Margrith Dolet lebt. Das grenzt für die 72-Jährige aus Bex VD an ein Wunder. Denn: Ein aggressiver Schafbock griff sie an und verletzte sie schwer. «Nie hätte ich mit einer solchen Attacke gerechnet», sagt sie zu Blick. «Ich dachte wirklich, dass das mein Ende ist.»
Ihr Glück: Der Schafbock greift sie nicht mit den Hörnern an oder tritt mit seinen Klauen auf sie. «Das wäre definitiv mein Ende gewesen», ist sich die Rentnerin sicher. «Er stiess mit seinem Kopf fest gegen meinen Körper.» Das Resultat: sechs gebrochene Rippen und schwere innere Blutungen. Inzwischen sind die Verletzungen verheilt. Was bleibt: die Angst. «Sehe ich beim Wandern Tiere, flüchte ich sofort.»
Zwischen Reben unterwegs
Der 6. März 2022 sei der «wohl schlimmste Tag ihres Lebens», so Dolet: Die begeisterte Wanderin läuft alleine von Ollon VD zurück zu ihrem Wohnort Bex. Dabei ist sie auf einem steinigen Wanderweg zwischen Reben unterwegs. «Es war ein sonniger Tag. Ich war glücklich. Etwas müde von der langen Strecke, aber tiefenentspannt», sagt Dolet. «Bis ich auf einer leichten Anhöhe diesen Schafbock sah. Aus dem Nichts ging er auf mich los.»
Wegrennen kann Dolet nicht mehr. Es geht alles viel zu schnell. Sie versucht, das Tier mit einem ihrer Wanderstöcke auf Distanz zu halten – erfolglos. Die Rentnerin schafft es jedoch, ihre Tochter mit dem Handy zu alarmieren. «Leider konnte ich ihr meinen genauen Standort nicht nennen.» Durch den Anruf weiss Dolet, wie viel Zeit bis zu ihrer Rettung vergangen ist. «Der Bock griff mich über 45 Minuten immer wieder an.»
Keine Fluchtmöglichkeit
Es erfolgt ein Stoss auf ihren Körper. «Dieser hatte es in sich», sagt Dolet und gibt zu: «Am meisten lähmte mich meine Angst.» Während sie benommen auf dem Boden liegen bleibt, schaut sie sich nach Fluchtmöglichkeiten um.

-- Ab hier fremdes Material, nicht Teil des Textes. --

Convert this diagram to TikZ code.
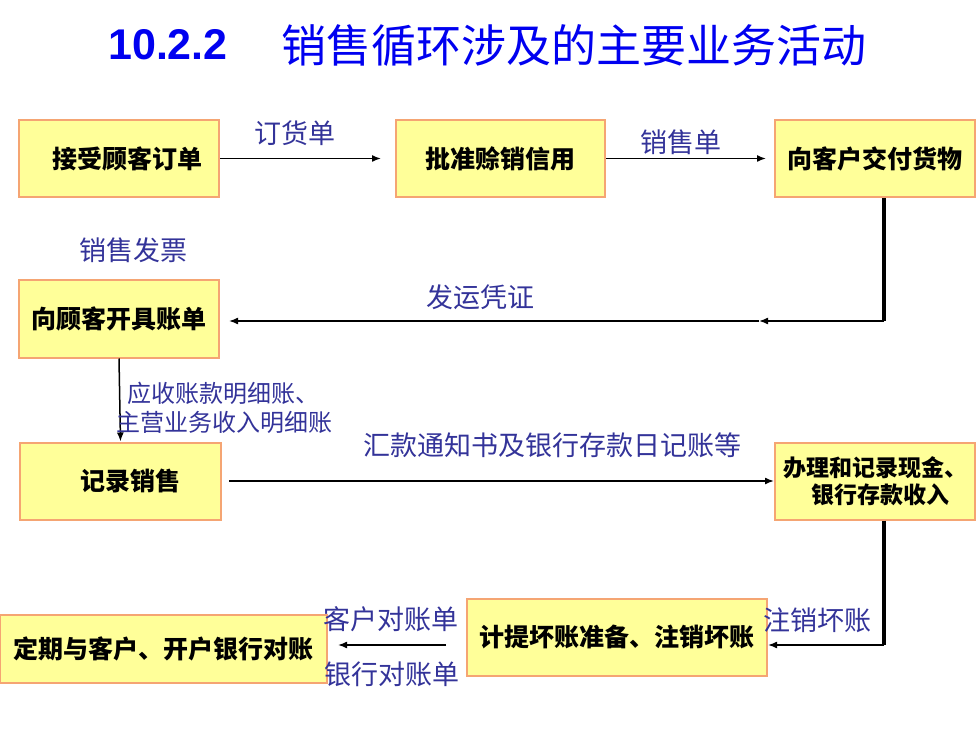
\documentclass[tikz,border=0pt]{standalone}
\usepackage{fontspec}
\setmainfont{Liberation Sans}
\newfontfamily\cjk{Noto Sans CJK SC}
\usetikzlibrary{arrows.meta}

\definecolor{boxfill}{RGB}{255,255,153}
\definecolor{boxline}{RGB}{245,165,115}
\definecolor{labelblue}{RGB}{51,51,153}
\definecolor{titleblue}{RGB}{0,0,240}

\tikzset{
    box/.style={draw=boxline, fill=boxfill, line width=2pt, minimum height=77pt,
        inner sep=0pt, font=\cjk\bfseries\fontsize{25}{29}\selectfont},
    tag/.style={text=labelblue, inner sep=0pt, font=\cjk\fontsize{27}{30}\selectfont},
    flow/.style={line width=1.5pt, -{Latex[length=9pt,width=7pt]}},
    trunk/.style={line width=3.5pt}
}

\begin{document}
\begin{tikzpicture}[x=1pt,y=-1pt]
    \useasboundingbox (0,0) rectangle (980,735);

    % title
    \node[text=titleblue, font=\bfseries\fontsize{43}{46}\selectfont] (titlenum) at (168,45) {10.2.2};
    \node[text=titleblue, font=\cjk\fontsize{45}{50}\selectfont] (titletext) at (574,45) {销售循环涉及的主要业务活动};

    % process boxes
    \node[box, minimum width=200pt] (order) at (119,158.5) {\hspace*{16pt}接受顾客订单};
    \node[box, minimum width=209pt] (credit) at (500.5,158.5) {批准赊销信用};
    \node[box, minimum width=200pt] (ship) at (875,158.5) {向客户交付货物};
    \node[box, minimum width=200pt] (bill) at (119,319) {向顾客开具账单};
    \node[box, minimum width=201pt] (record) at (120.5,481) {\hspace*{20pt}记录销售};
    \node[box, minimum width=200pt, align=center, font=\cjk\bfseries\fontsize{23}{27}\selectfont] (cash) at (875,481)
        {办理和记录现金、\\\hspace*{10pt}银行存款收入};
    \node[box, minimum width=300pt] (baddebt) at (617,637) {计提坏账准备、注销坏账};
    \node[box, minimum width=327pt, minimum height=68pt] (recon) at (163.5,649) {定期与客户、开户银行对账};

    % connectors
    \coordinate (turnA) at (884,321);
    \coordinate (midA) at (759,321);
    \coordinate (turnB) at (884,645);
    \draw[flow] (order.east) -- ([xshift=-14pt]credit.west);
    \draw[flow] (credit.east) -- ([xshift=-8pt]ship.west);
    \draw[trunk] (ship.south -| turnA) -- (turnA);
    \draw[flow] (turnA) -- (midA);
    \draw[flow] (midA) -- ([xshift=9pt]bill.east |- turnA);
    \draw[flow] (bill.south) -- (record.north);
    \draw[flow] ([xshift=7pt]record.east) -- (cash.west);
    \draw[trunk] (cash.south -| turnB) -- (turnB);
    \draw[flow] (turnB) -- (baddebt.east |- turnB);
    \draw[flow] ([xshift=-20pt]baddebt.west |- turnB) -- ([xshift=10pt]recon.east |- turnB);

    % document labels
    \node[tag] (lorder) at (295,133) {订货单};
    \node[tag] (lsale) at (681,142) {销售单};
    \node[tag] (linvoice) at (133,250) {销售发票};
    \node[tag] (lship) at (480,297) {发运凭证};
    \node[tag, font=\cjk\fontsize{24}{29}\selectfont, align=left, anchor=west] (lledger) at (116,407.5)
        {\hspace*{11pt}应收账款明细账、\\主营业务收入明细账};
    \node[tag] (lremit) at (552,445) {汇款通知书及银行存款日记账等};
    \node[tag] (lwrite) at (817,620) {注销坏账};
    \node[tag] (lcust) at (391,619) {客户对账单};
    \node[tag] (lbank) at (392,674) {银行对账单};
\end{tikzpicture}
\end{document}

Aber: «Der Wanderweg liegt links und rechts zwischen steilen Rebhängen. Links nach oben zu klettern, hätte ich nicht mehr geschafft», sagt sie. «Und rechts nach unten laufen lag nicht drin, weil ich nicht wusste, wie steil es nach den ersten Reben-Reihen und einer Steinmauer nach unten ging.»
Ihr bleibt also nur der Weg in Richtung Schafbock oder der Weg auf ihre Wanderstrecke zurück. «Doch das Tier folgte mir und stiess immer wieder zu.» Die Schmerzen seien unsäglich gewesen – vor allem nach dem Stoss, der ihre Rippen zum Bersten gebracht habe.
Unsägliche Schmerzen
Die Hoffnung, dass sie jemand findet, sei mit jeder Minute gesunken. Was die Rentnerin nicht weiss: Auf einer Strasse weiter unten am Hang läuft gerade ein Paar aus Troistorrents VS vorbei und wird auf das Tier aufmerksam. «Dem Paar ist nach eigener Aussage wohl aufgefallen, wie der Schafbock so irre hin und her gelaufen ist.» Doch das Ehepaar muss wegen der schwierigen Umgebung einen Umweg machen, um zu Dolet zu gelangen.
Paar rettet Rentnerin
Ihre Rettung habe Dolet gar nicht mehr mitgekriegt. Durch die Schmerzen sei sie in Ohnmacht gefallen. «Anscheinend konnte das Paar den Schafbock irgendwie vertreiben», sagt Dolet. Sie ist sich sicher: «Ohne die beiden hätte ich den Angriff nicht überlebt. Ich bin meinen Rettern so dankbar!»
Die Rega fliegt Dolet ins Spital nach Lausanne VD. Danach muss sie wochenlang in die Reha. Inzwischen fühlt sich die Waadtländerin besser, hat nur ab und zu Schmerzen. Was ihr jedoch zu schaffen macht: «Der Halter des Schafbocks hat sich nie bei mir gemeldet, um sich wenigstens nach mir zu erkundigen.»
Schliesslich habe sie sich selbst bei dem Mann gemeldet und erfahren, dass das Tier getötet werden musste. «Wenigstens kann der Schafbock keine anderen Menschen mehr verletzen.»
Der Halter des Schafbocks war für Blick nicht erreichbar.